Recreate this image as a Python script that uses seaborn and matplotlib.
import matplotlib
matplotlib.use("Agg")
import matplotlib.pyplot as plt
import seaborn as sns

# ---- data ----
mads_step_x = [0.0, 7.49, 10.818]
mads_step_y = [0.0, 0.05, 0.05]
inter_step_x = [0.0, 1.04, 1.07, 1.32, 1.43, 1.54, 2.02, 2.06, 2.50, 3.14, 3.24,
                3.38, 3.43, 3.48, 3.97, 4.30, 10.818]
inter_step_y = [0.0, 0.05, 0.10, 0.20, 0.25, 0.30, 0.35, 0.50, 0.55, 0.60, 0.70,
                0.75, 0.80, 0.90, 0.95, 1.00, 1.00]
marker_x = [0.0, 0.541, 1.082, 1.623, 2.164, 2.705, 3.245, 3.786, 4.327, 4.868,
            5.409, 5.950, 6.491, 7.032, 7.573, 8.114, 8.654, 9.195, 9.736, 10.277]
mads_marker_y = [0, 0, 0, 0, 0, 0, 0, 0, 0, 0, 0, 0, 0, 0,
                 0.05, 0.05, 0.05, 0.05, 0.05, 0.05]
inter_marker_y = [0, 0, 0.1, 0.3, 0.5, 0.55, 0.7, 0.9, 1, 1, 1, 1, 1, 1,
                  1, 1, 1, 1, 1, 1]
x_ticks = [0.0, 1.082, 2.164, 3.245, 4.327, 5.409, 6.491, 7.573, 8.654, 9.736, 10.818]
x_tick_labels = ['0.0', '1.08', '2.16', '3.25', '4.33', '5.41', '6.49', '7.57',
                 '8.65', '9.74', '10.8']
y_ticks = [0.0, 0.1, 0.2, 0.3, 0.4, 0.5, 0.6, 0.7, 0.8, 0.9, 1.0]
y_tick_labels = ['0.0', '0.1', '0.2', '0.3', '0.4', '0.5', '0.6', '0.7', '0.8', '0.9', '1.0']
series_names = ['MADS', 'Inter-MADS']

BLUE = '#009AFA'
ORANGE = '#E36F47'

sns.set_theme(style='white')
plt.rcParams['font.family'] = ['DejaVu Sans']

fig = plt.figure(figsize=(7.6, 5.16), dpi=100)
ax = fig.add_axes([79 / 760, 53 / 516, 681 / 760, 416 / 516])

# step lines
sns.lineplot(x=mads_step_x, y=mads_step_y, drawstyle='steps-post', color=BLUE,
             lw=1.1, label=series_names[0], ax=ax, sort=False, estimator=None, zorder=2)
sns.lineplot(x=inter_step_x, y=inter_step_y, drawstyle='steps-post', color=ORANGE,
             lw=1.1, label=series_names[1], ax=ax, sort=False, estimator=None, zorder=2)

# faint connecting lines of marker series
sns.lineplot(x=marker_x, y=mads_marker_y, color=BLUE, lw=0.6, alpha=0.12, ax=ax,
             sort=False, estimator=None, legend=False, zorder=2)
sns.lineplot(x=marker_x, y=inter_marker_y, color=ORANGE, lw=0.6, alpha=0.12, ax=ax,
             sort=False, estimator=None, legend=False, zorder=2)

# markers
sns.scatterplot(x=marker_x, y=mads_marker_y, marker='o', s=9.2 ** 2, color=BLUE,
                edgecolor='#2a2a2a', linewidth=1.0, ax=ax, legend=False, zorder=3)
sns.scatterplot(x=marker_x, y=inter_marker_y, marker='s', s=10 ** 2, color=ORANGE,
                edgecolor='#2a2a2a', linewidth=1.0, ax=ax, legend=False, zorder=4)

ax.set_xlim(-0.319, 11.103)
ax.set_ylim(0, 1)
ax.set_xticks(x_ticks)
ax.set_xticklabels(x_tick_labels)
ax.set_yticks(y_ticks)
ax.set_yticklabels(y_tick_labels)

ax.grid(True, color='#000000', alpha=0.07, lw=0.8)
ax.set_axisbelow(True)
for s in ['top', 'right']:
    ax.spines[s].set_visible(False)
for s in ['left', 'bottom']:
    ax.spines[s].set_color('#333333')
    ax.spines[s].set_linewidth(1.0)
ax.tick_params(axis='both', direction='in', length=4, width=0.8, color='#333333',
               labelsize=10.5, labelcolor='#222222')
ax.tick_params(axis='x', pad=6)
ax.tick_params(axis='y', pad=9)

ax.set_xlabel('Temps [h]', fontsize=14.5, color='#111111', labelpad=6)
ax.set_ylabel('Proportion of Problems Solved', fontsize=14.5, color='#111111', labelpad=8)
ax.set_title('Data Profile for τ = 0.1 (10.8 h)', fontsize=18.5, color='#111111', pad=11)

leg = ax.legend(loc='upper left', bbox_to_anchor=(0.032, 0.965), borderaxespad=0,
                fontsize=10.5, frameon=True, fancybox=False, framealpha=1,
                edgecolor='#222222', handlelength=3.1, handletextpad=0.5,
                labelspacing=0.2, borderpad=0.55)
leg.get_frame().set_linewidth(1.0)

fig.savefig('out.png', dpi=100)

_Your objective:_
Print the material above verbatim, first line through the line containing "import seaborn as sns", both included.

_Solution for this task:_
Recreate this image as a Python script that uses seaborn and matplotlib.
import matplotlib
matplotlib.use("Agg")
import matplotlib.pyplot as plt
import seaborn as sns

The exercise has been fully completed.